Gema debat capres masih
melingkupi ruang kita hari-hari ini. Ada tiga kelompok yang bisa disebut. Yang
pro Prabowo menganggap pasangan PS-HR lebih hebat, dan itu biasa. Sama biasanya
dengan yang pro Jokowi memuji-muji pasangan JW-JK, mereka adalah kelompok
fanatic dan setia. Ada juga kelompok skeptis yang menganggap keduanya sama
saja, serta bersikap pasif. Kelompok ketiga, yang secara objektif mampu
berjarak dan menilai pada substansi kualitas kontestan yang berdebat. Tiga kelompok ini bisa dipadatkan lagi
menjadi dua kelompok, yang tetep keukuh dengan pendapatnya, tanpa hirau pada
apa yang terjadi, dan kelompok yang mau mencermati. Meski kelompok kedua ini,
masih bisa dipecah menjadi dua, atau tiga, dan seterusnya, tergantung sikap
yang mereka mau tentukah. Ikut menjatuhkan pilihan, atau tetap saja wait and
see.
Terlibat dalam dinamika politik berbangsa dan bernegara,
dalam pilpres misalnya, masih merupakan persoalan. Karena generasi ini, tidak
memiliki preferensi memadai, bahwa demokrasi adalah kepentingan kita.

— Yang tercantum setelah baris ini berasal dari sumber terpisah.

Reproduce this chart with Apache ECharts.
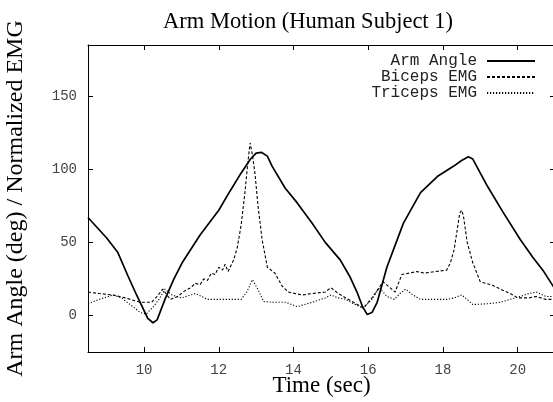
<!DOCTYPE html>
<html>
<head>
<meta charset="utf-8">
<script src="https://cdn.jsdelivr.net/npm/echarts@6/dist/echarts.min.js"></script>
<style>
  html, body { margin: 0; padding: 0; background: #fff; }
  #chart { width: 553px; height: 402px; }
</style>
</head>
<body>
<div id="chart"></div>
<script>
// [time (sec), value] pairs
const armAngle = [
  [8.5, 67], [8.75, 60], [9.0, 53], [9.3, 43], [9.57, 27], [9.8, 14], [9.95, 6],
  [10.1, -2], [10.24, -5], [10.35, -3], [10.56, 11], [10.8, 25], [11.02, 36],
  [11.5, 55], [12.0, 72], [12.3, 85], [12.6, 97.5], [12.85, 107], [13.0, 111],
  [13.15, 111.5], [13.3, 109], [13.43, 102], [13.78, 87], [14.1, 77], [14.5, 63],
  [14.85, 50], [15.25, 38], [15.5, 27], [15.7, 16], [15.85, 6], [15.97, 0.7],
  [16.1, 2], [16.24, 9], [16.5, 33], [16.94, 63], [17.4, 84], [17.85, 95],
  [18.28, 102], [18.5, 106], [18.68, 108.5], [18.8, 107], [19.2, 88], [19.6, 71],
  [20.07, 52], [20.4, 40], [20.7, 30], [21.0, 18]
];

const bicepsEmg = [
  [8.5, 16], [8.8, 15], [9.17, 14], [9.5, 12], [9.9, 9], [10.2, 9], [10.35, 13],
  [10.5, 18], [10.7, 11], [10.9, 13], [11.1, 17], [11.25, 19], [11.37, 22],
  [11.5, 21], [11.6, 25], [11.7, 24], [11.8, 29], [11.9, 28], [12.0, 33],
  [12.1, 31], [12.17, 35], [12.25, 30], [12.4, 38], [12.5, 47],
  [12.6, 62], [12.7, 84], [12.78, 105], [12.84, 118], [12.9, 110], [12.97, 97],
  [13.05, 75], [13.16, 52], [13.3, 33], [13.5, 29], [13.7, 20], [13.86, 16],
  [14.23, 14], [14.5, 15], [14.85, 16], [15.0, 19], [15.2, 15], [15.4, 12],
  [15.87, 5], [16.1, 12], [16.4, 23], [16.72, 16], [16.9, 28], [17.1, 29],
  [17.3, 30], [17.5, 29], [17.8, 30], [18.1, 31], [18.2, 36], [18.3, 45], [18.45, 70],
  [18.5, 72], [18.55, 68], [18.65, 50], [18.8, 36], [19.0, 23], [19.3, 21],
  [19.54, 18], [19.8, 15], [20.0, 12], [20.3, 12], [20.5, 13], [20.75, 11], [21.0, 11]
];

const tricepsEmg = [
  [8.5, 8], [8.8, 11], [9.17, 14], [9.4, 12], [9.7, 6], [9.9, 2], [10.06, 1],
  [10.25, 6], [10.4, 11], [10.56, 18], [10.75, 14], [11.0, 12], [11.37, 15],
  [11.7, 11], [12.0, 11], [12.25, 11], [12.6, 11], [12.75, 16], [12.9, 24.5],
  [13.05, 17.7], [13.2, 9.5], [13.5, 9], [13.8, 9], [14.1, 6], [14.5, 9],
  [14.85, 12], [15.0, 14], [15.2, 12], [15.4, 11], [15.6, 8], [15.87, 5],
  [16.1, 11], [16.3, 19], [16.5, 13], [16.7, 11], [16.85, 15], [17.0, 18],
  [17.2, 14], [17.4, 11], [17.8, 11], [18.1, 11], [18.3, 12], [18.5, 14],
  [18.65, 11], [18.8, 7.5], [19.2, 8], [19.54, 9], [19.8, 11], [20.07, 13],
  [20.3, 15], [20.5, 16], [20.75, 13], [21.0, 13]
];

const xTicks = [10, 12, 14, 16, 18, 20];
const yTicks = [0, 50, 100, 150];

const monoFont = '"Liberation Mono", "DejaVu Sans Mono", monospace';
const serifFont = '"Liberation Serif", "DejaVu Serif", serif';

const chart = echarts.init(document.getElementById('chart'));

const frameAxis = {
  axisLine: { show: true, onZero: false, lineStyle: { color: '#000', width: 1 } },
  splitLine: { show: false }
};

const option = {
  animation: false,
  backgroundColor: '#fff',
  title: {
    text: 'Arm Motion (Human Subject 1)',
    left: 303,
    top: 6,
    textAlign: 'center',
    textStyle: { fontFamily: serifFont, fontSize: 22.5, fontWeight: 'normal', color: '#000' }
  },
  legend: {
    orient: 'vertical',
    align: 'right',
    right: 12,
    top: 48,
    itemWidth: 48,
    itemHeight: 10,
    itemGap: 0,
    itemStyle: { opacity: 0 },
    textStyle: { fontFamily: monoFont, fontSize: 16, lineHeight: 13, color: '#222', padding: [0, 5, 0, 0] },
    data: ['Arm Angle', 'Biceps EMG', 'Triceps EMG']
  },
  grid: { left: 88, top: 45, width: 467, height: 307, containLabel: false, outerBoundsMode: 'none' },
  xAxis: [
    {
      ...frameAxis,
      type: 'value',
      min: 8.5,
      max: 21,
      position: 'bottom',
      name: 'Time (sec)',
      nameLocation: 'middle',
      nameGap: 22,
      nameMoveOverlap: false,
      nameTextStyle: { fontFamily: serifFont, fontSize: 23, color: '#000' },
      axisTick: { inside: true, length: 5, customValues: xTicks, lineStyle: { color: '#000' } },
      axisLabel: { customValues: xTicks, margin: 11, fontFamily: monoFont, fontSize: 14, color: '#444' }
    },
    {
      ...frameAxis,
      type: 'value',
      min: 8.5,
      max: 21,
      position: 'top',
      axisTick: { inside: true, length: 5, customValues: xTicks, lineStyle: { color: '#000' } },
      axisLabel: { show: false }
    }
  ],
  yAxis: [
    {
      ...frameAxis,
      type: 'value',
      min: -25,
      max: 185,
      position: 'left',
      name: 'Arm Angle (deg) / Normalized EMG',
      nameLocation: 'middle',
      nameRotate: 90,
      nameGap: 60,
      nameTextStyle: { fontFamily: serifFont, fontSize: 24, color: '#000' },
      axisTick: { inside: true, length: 5, customValues: yTicks, lineStyle: { color: '#000' } },
      axisLabel: { customValues: yTicks, margin: 11, fontFamily: monoFont, fontSize: 14, color: '#444' }
    },
    {
      ...frameAxis,
      type: 'value',
      min: -25,
      max: 185,
      position: 'right',
      axisTick: { inside: true, length: 5, customValues: yTicks, lineStyle: { color: '#000' } },
      axisLabel: { show: false }
    }
  ],
  series: [
    {
      name: 'Arm Angle',
      type: 'line',
      data: armAngle,
      symbol: 'none',
      color: '#000',
      lineStyle: { color: '#000', width: 1.7, type: 'solid' }
    },
    {
      name: 'Biceps EMG',
      type: 'line',
      data: bicepsEmg,
      symbol: 'none',
      color: '#000',
      lineStyle: { color: '#000', width: 1.1, type: [3, 2] }
    },
    {
      name: 'Triceps EMG',
      type: 'line',
      data: tricepsEmg,
      symbol: 'none',
      color: '#000',
      lineStyle: { color: '#000', width: 1.1, type: [1.2, 1.8] }
    }
  ]
};

chart.setOption(option);
</script>
</body>
</html>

Sebagaimana Bertold Brecht mencoba meyakinkan, mereka yang apolitis, sama saja
bersepakat membiarkan kejahatan politik berlangsung. Kejahatan politik bisa
termanifestasikan dalam perilaku kepolitikan kita dalam berbangsa dan
bernegara. Dan itu artinya, memberi keleluasaan pada elite politik bekerja
tanpa pengawasan.
Padahal, dengan dua capres saja, sebenarnya sangat mudah
untuk menilai dan memilih di antaranya.
Perbedaannya sangat tajam dan jelas. Namun yang hitam-putih itu, dalam
politik kita, masih direcoki dengan ukuran-ukuran yang abstrak dan absurd, yang
tidak mempunyai korelasi atau sebaiknya memang sudah tidak penting lagi menjadi
perdebatan. Karena munculnya capres, tentu melalui KPU tidak seperti membeli
kucing dalam karung. Proses penentuan dan pengesahan capres melalui peraturan
dan pengukuran yang sudah disepakati bersama dan correct.
Namun ketidak siapan dalam berdemokrasi, menyebabkan
munculnya banyak pandangan subyektifisme yang didesakkan, karena agenda-agenda
kepentingan masing-masing pihak di kitarannya. Politik kekuasaan kita, masih
dalam era transaksional dan bukan partisipasi.
Ajakan Jokowi agar pilpres menjadi kegembiraan politik,
masih akan menemui hambatan, karena paradigma kepolitikan kita yang sejak
reformasi 1998 justeru menunjukkan keinginan untuk set-back, kembali ke alam
Orde Baru yang mutlak-mutlakkan.
Para pengamat politik dan ahli public speaking, masih tetap
berpegangan pada teori-teori materialistic, dan tak mampu menangkap aspek
spiritualitas yang selalu menjadi inspirasi perubahan.
Dalam debat capres seri I, semua teori itu rontok nyatanya,
meski masih ada yang memasalahkan bahwa tidak articulatednya seorang capres,
berpengaruh negative. Dan ternyata pendapat itu tidak tepat. Feedback yang
tercatat dari Politicalwave menunjuk hal berbeda. Bahwa content jauh lebih penting
dari cara.
“Sepandai-pandainya
orang belajar pidato di John Robert Power, atau di berbagai kursus presentasi,
kejujuran dan kebohongan akan terbaca,” demikian pendapat Jay Wijayanto, Choir
Master di The Indonesia Choir, lulusan Komunikasi UGM, dan salah satu pelatih
vocal yang paling disegani di Indonesia. Orang jujur tidak perlu belajar bicara
di depan umum. Karena kejujuran dan kewajaran selalu membuat orang jatuh hati.
Dan menurut Guruh Sukarnoputra, jamannya berbeda. Anak bungsu Sukarno itu
mengatakan gaya Sukarno dibutuhkan oleh jamannya. Dan ia merasa kasihan pada
siapapun yang sekarang menirukan gaya Sukarno. Kalau soal pemikiran,
relevansinya ada pada substansi pendekatan masalah, bukan pada packaging, yang
membuat Amien Rais jatuh hati dan mengatakan Prabowo adalah ‘Bung Karno Kecil’.